「日本の」アップルミュージックストア登場

 ブツブツ文句ばかり言っていたらきっと全体ではかなり声が大きくなっていたのだろう。今日からアップルミュージックストアが日本のアップルサイトでオープンした。さっそくIDを使って曲を買おうと思ったら、私のIDではYour Billing Information Has Been Changed.iTunes以外のところで請求先情報を変えたでしょダメだよ、といわれてそれっきりそのIDではまったく曲が変えないどころかサインインもできない。どうしてもアメリカのアップルストアにサインインしてしまう(日本のアップルに電話したがもちろん解決するはずもない「MusicStoreについてはまだ私たちのところにも情報が来ていないので分かりません」)。別にいいんだけど。まだプリペードの残高が残っているから。
 アメリカのと日本のでは、微妙に違う。日本のほうがやっぱり少ないジャンルも存在する。もちろん、田村英里子は日本でしか変えない、そういうのもある。しかたないからわざわざメールアドレスを日本のMSで買うためだけに作ってサインインに成功。曲を探すことにした。
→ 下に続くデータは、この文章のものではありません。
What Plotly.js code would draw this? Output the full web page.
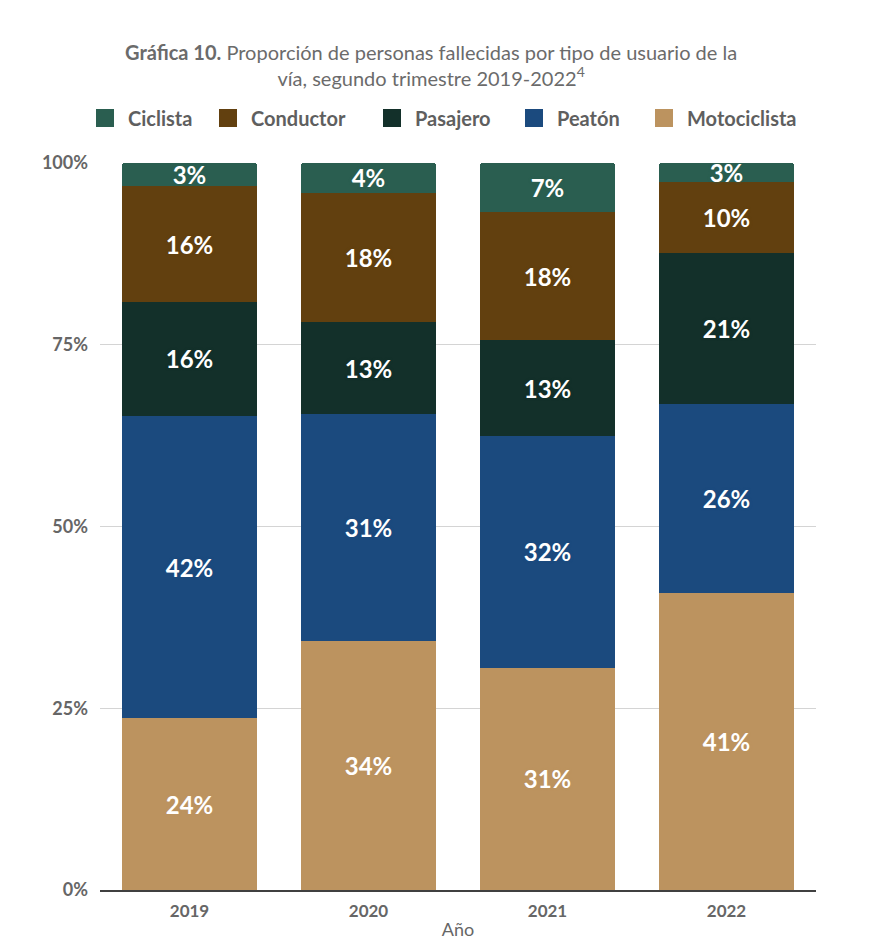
<!DOCTYPE html>
<html>
<head>
<meta charset="utf-8">
<script src="https://cdn.plot.ly/plotly-3.0.1.min.js"></script>
<style>html,body{margin:0;padding:0;background:#fff;}#chart{width:878px;height:946px;}</style>
</head>
<body>
<div id="chart"></div>
<script>
var years = ['2019', '2020', '2021', '2022'];
var motociclista = [23.6, 34.2, 30.6, 40.8];
var peaton = [41.6, 31.3, 31.8, 26.0];
var pasajero = [15.7, 12.6, 13.2, 20.8];
var conductor = [15.9, 17.8, 17.7, 9.8];
var ciclista = [3.2, 4.1, 6.7, 2.6];
var yTickVals = [0, 25, 50, 75, 100];
var yTickText = ['0%', '25%', '50%', '75%', '100%'];

var FONT = 'Lato, "Open Sans", sans-serif';

function series(name, vals, color) {
  return {
    type: 'bar', name: name, x: years, y: vals,
    marker: {color: color},
    texttemplate: '%{y:.0f}%',
    textposition: 'inside',
    insidetextanchor: 'middle',
    constraintext: 'none',
    textfont: {family: FONT, size: 24, color: '#ffffff', weight: 'bold', shadow: '0px 0px 3px ' + color},
    hoverinfo: 'skip',
    showlegend: false
  };
}
function legendEntry(name, color, legendId) {
  return {
    type: 'scatter', mode: 'markers', name: name, x: [null], y: [null],
    marker: {symbol: 'square', size: 16, color: color, line: {color: color, width: 2}},
    legend: legendId, showlegend: true, hoverinfo: 'skip'
  };
}

var colors = {
  'Motociclista': '#bc935f', 'Peatón': '#1b4a7e', 'Pasajero': '#13302a',
  'Conductor': '#62400f', 'Ciclista': '#2a5e50'
};

var data = [
  series('Motociclista', motociclista, colors['Motociclista']),
  series('Peatón', peaton, colors['Peatón']),
  series('Pasajero', pasajero, colors['Pasajero']),
  series('Conductor', conductor, colors['Conductor']),
  series('Ciclista', ciclista, colors['Ciclista']),
  legendEntry('Ciclista', colors['Ciclista'], 'legend'),
  legendEntry('Conductor', colors['Conductor'], 'legend2'),
  legendEntry('Pasajero', colors['Pasajero'], 'legend3'),
  legendEntry('Peatón', colors['Peatón'], 'legend4'),
  legendEntry('Motociclista', colors['Motociclista'], 'legend5')
];

function leg(xpx) {
  return {
    orientation: 'h', x: (xpx - 100) / 716, xanchor: 'left', y: 1.062, yanchor: 'middle',
    font: {family: FONT, size: 20, color: '#5f5f5f', weight: 'bold'},
    itemwidth: 36, bgcolor: 'rgba(0,0,0,0)'
  };
}

var layout = {
  width: 878, height: 946,
  margin: {l: 100, r: 62, t: 163, b: 56},
  paper_bgcolor: '#ffffff', plot_bgcolor: '#ffffff',
  barmode: 'stack',
  bargap: 0.246,
  barcornerradius: 3,
  font: {family: FONT, color: '#666666'},
  title: {
    text: '<b>Gráfica 10.</b> Proporción de personas fallecidas por tipo de usuario de la<br>vía, segundo trimestre 2019-2022<sup>4</sup>',
    font: {family: FONT, size: 20, color: '#6b6b6b'},
    x: 0.491, xanchor: 'center', xref: 'container',
    y: 0.937, yanchor: 'middle', yref: 'container'
  },
  showlegend: true,
  legend: leg(82),
  legend2: leg(205),
  legend3: leg(369),
  legend4: leg(511),
  legend5: leg(641),
  xaxis: {
    type: 'category',
    showline: true, linecolor: '#404040', linewidth: 1.5,
    ticks: '', ticklabelstandoff: 5,
    tickfont: {family: FONT, size: 17, color: '#666666', weight: 'bold'},
    title: {text: 'Año', font: {family: FONT, size: 18, color: '#666666'}, standoff: 3},
    showgrid: false, zeroline: false
  },
  yaxis: {
    range: [0, 100], tickvals: yTickVals, ticktext: yTickText,
    showgrid: true, gridcolor: '#d4d4d4', gridwidth: 1,
    zeroline: false, showline: false, ticks: '',
    ticklabelstandoff: 11,
    tickfont: {family: FONT, size: 18, color: '#666666', weight: 'bold'}
  }
};

Plotly.newPlot('chart', data, layout, {displayModeBar: false, staticPlot: true});
</script>
</body>
</html>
 やっぱりSMAPとかサザンとかがない。それに人によっては値段が200円とかする。例によって非常に納得行かない気分になってきた。
 カルチャーを売っているからダイソーみたいに何もかも100円にしろとはいわないが、音楽事務所やレコード会社によって曲を出さなかったりするのはどうなのか。やはりまったく小売業者として消費者の利便性を無視している。日本の音楽業界の腐れ具合がまだまだ残っているという印象だ。カルチャーの作り手と、小売業者、どっちが偉いかといったら、一番エライのは消費者、次に小売業者、最後が作り手だと思う。本だってそうだ。一部のエライ作家は除いて、消費者、→取り次ぎ→版元(出版社)という順序で部数は決定される。初版刷り部数でその作家が食えるか食えないかが決まる。作家が本を、いくらで売ってくれなどという権利はまったくない。
 音楽の作り手は作る環境においてゴージャスなスタジオ、海外録音、高額な報酬など、少しもらいすぎじゃないのか。楽曲を欧米並に一曲全部100円で売るという消費者のビジョンを、作り手、事務所、小売りが深く共感して、そのために音楽を作るおおもとのところから変えないとダメだろう。もしそうした消費者の意向を無視し、私利私欲の拡大に走るのであれば、ミュージシャンや著作権者はもはや道路公団と同じである。
 今日はまだソニーミュージックエンタテインメントが未参加だというがこれはmora.jp、ミュージックウォークマン陣営(ATRAC3陣営)の代表選手だから当たり前だろう。結局ファイルフォーマットの争いになっている。前回書いたようにATRAC3は消費者をバカにしたくそバカなファイルフォーマットで、今回のアップルミュージックストア(こちらはCDに焼けるファイルフォーマット(MP3))の登場により、早晩閉鎖を余儀なくされるに違いない。
 ITの進展は文明開化と同義、消費者に広く、安く音楽が手に入る流通環境がアッという間に整ってしまった。既存・新規問わず、国の内外を問わず、プロアマ問わず、数百万曲というとてつもない競争に音楽業界のすべての関係者が今日から曝されることになった。この競争の圧力は、自分たちが企図して作ったものではなく、アップルというなんの関係もないコンピュータメーカーが作ったものでまさに外圧。外圧による変革を余儀なくされている。この大きな時代の変革の中で、日本の音楽業界にいま差し込んでいるのは斜陽以外の何ものでもない。